La poésie est omniprésente, renforcée par le fait d'avoir un récit à hauteur d'enfant. de ces bouteilles qui envahissent leur logement, leur bras, leur esprit sans relâche, l'enfant en fait un jardin : lorsqu'elle est seule, ce qui est rare, elle ouvre largement la porte afin de faire entrer la lumière. Alors les bouteilles se mettent à vivre.
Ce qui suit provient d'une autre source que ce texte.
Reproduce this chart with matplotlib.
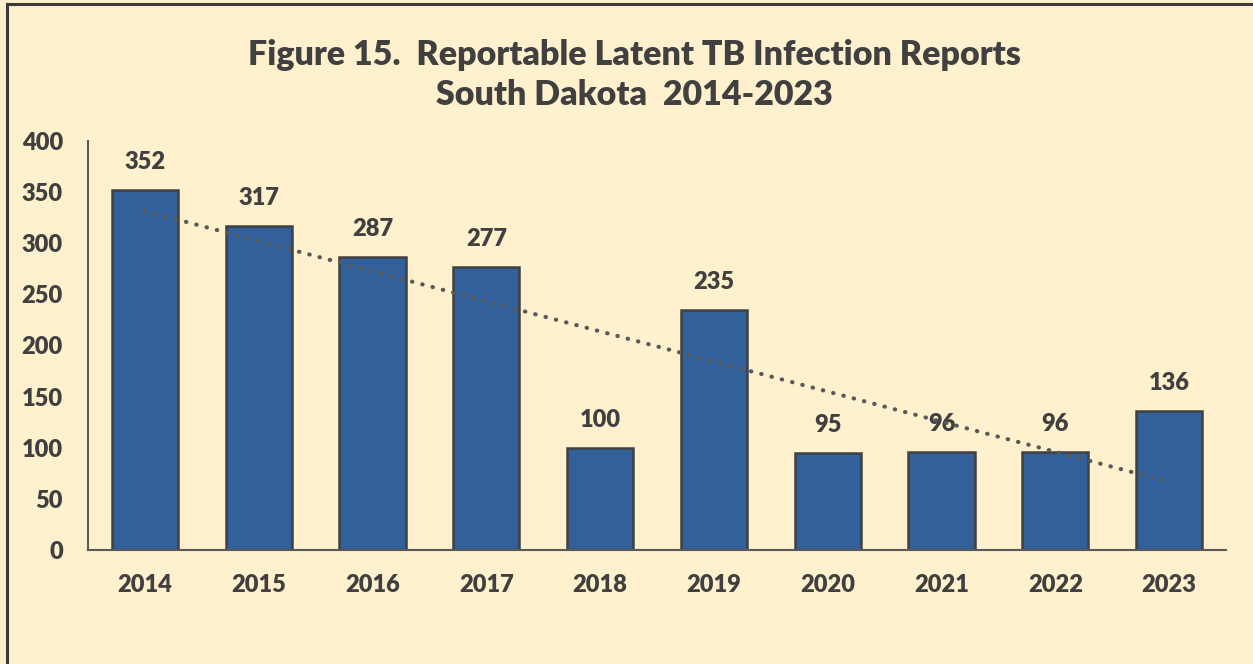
import numpy as np
import matplotlib
matplotlib.use('Agg')
import matplotlib.pyplot as plt
from matplotlib.patches import Rectangle

# values
years = ['2014', '2015', '2016', '2017', '2018', '2019', '2020', '2021', '2022', '2023']
reports = [352, 317, 287, 277, 100, 235, 95, 96, 96, 136]
yticks = [0, 50, 100, 150, 200, 250, 300, 350, 400]

bg = '#FFF1CD'
txt = '#404040'
bar_col = '#31609A'

plt.rcParams['font.family'] = ['Lato', 'DejaVu Sans']
plt.rcParams['font.weight'] = 'bold'

W, H = 1253, 664
fig = plt.figure(figsize=(W / 100, H / 100), dpi=100)
fig.patch.set_facecolor(bg)

# outer border (only top and left visible in the crop)
fig.patches.append(Rectangle((7 / W, -0.05), 1.1, (H - 4) / H + 0.05,
                             transform=fig.transFigure, fill=False,
                             edgecolor='#3A3A3A', linewidth=2.2))

ax = fig.add_axes([88 / W, 1 - 550 / H, (1226 - 88) / W, (550 - 141) / H])
ax.set_facecolor(bg)

x = np.arange(len(years))
ax.bar(x, reports, width=0.58, color=bar_col, edgecolor=txt, linewidth=1.8, zorder=2)

for xi, v in zip(x, reports):
    ax.annotate(str(v), (xi, v), xytext=(0, 12), textcoords='offset points',
                ha='center', va='bottom', fontsize=17, color=txt, fontweight='heavy')

# linear trendline
k, b = np.polyfit(x, reports, 1)
ax.plot(x, k * x + b, linestyle=(0, (0.1, 2.45)), color='#595959', linewidth=3.0,
        dash_capstyle='round', zorder=3)

ax.set_xlim(-0.5, 9.5)
ax.set_ylim(0, 400)
ax.set_yticks(yticks)
ax.set_xticks(x)
ax.set_xticklabels(years)
ax.tick_params(axis='both', length=0, labelsize=17, colors=txt)
ax.tick_params(axis='y', pad=18)
ax.tick_params(axis='x', pad=17)
for lab in ax.get_xticklabels() + ax.get_yticklabels():
    lab.set_fontweight('heavy')

for s in ['top', 'right']:
    ax.spines[s].set_visible(False)
for s in ['left', 'bottom']:
    ax.spines[s].set_color('#595959')
    ax.spines[s].set_linewidth(1.5)

fig.text(634 / W, 1 - 55 / H, 'Figure 15.  Reportable Latent TB Infection Reports',
         ha='center', va='center', fontsize=24.5, color=txt, fontweight='heavy')
fig.text(634 / W, 1 - 95 / H, 'South Dakota  2014-2023',
         ha='center', va='center', fontsize=24.5, color=txt, fontweight='heavy')

fig.savefig('out.png', dpi=100, facecolor=bg)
Leurs couleurs simples se mêlent et en produisent d'autres, plus surprenantes :

« un rang couleur cerise, un rang blanc : rose
Un rang couleur brique, un rang marron : couleur miel
Un rang vert, un rang blanc : couleur turquoise.
Les blanches seules : couleur argent.
Mon jardin de verre »


Roman sur les traumatismes de l'enfance, sur la douleur de l'abandon, sur l'absence de douceur maternelle, sur la quête d'identité dans un environnement, qui plus est, multiculturel, « le jardin de verre » de Tatiana Tibuleac, auteure moldave mais qui a écrit ce livre en roumain, m'a marquée par sa poésie, sa dureté, sa cruauté par moment, étant narré tantôt par une enfant, tantôt par l'enfant devenue adulte, une coriace fleur de bunker, une fleur toute fissurée cependant, qui semble certes aller bien, réussir même (elle va devenir gynécologue) mais brisée à l'intérieur à l'image de ce jouet rêvé, ce kaléidoscope, ramassé – à quel prix - sous les roues d'une voiture…des tessons provoquant des cicatrices qui ne se referment jamais.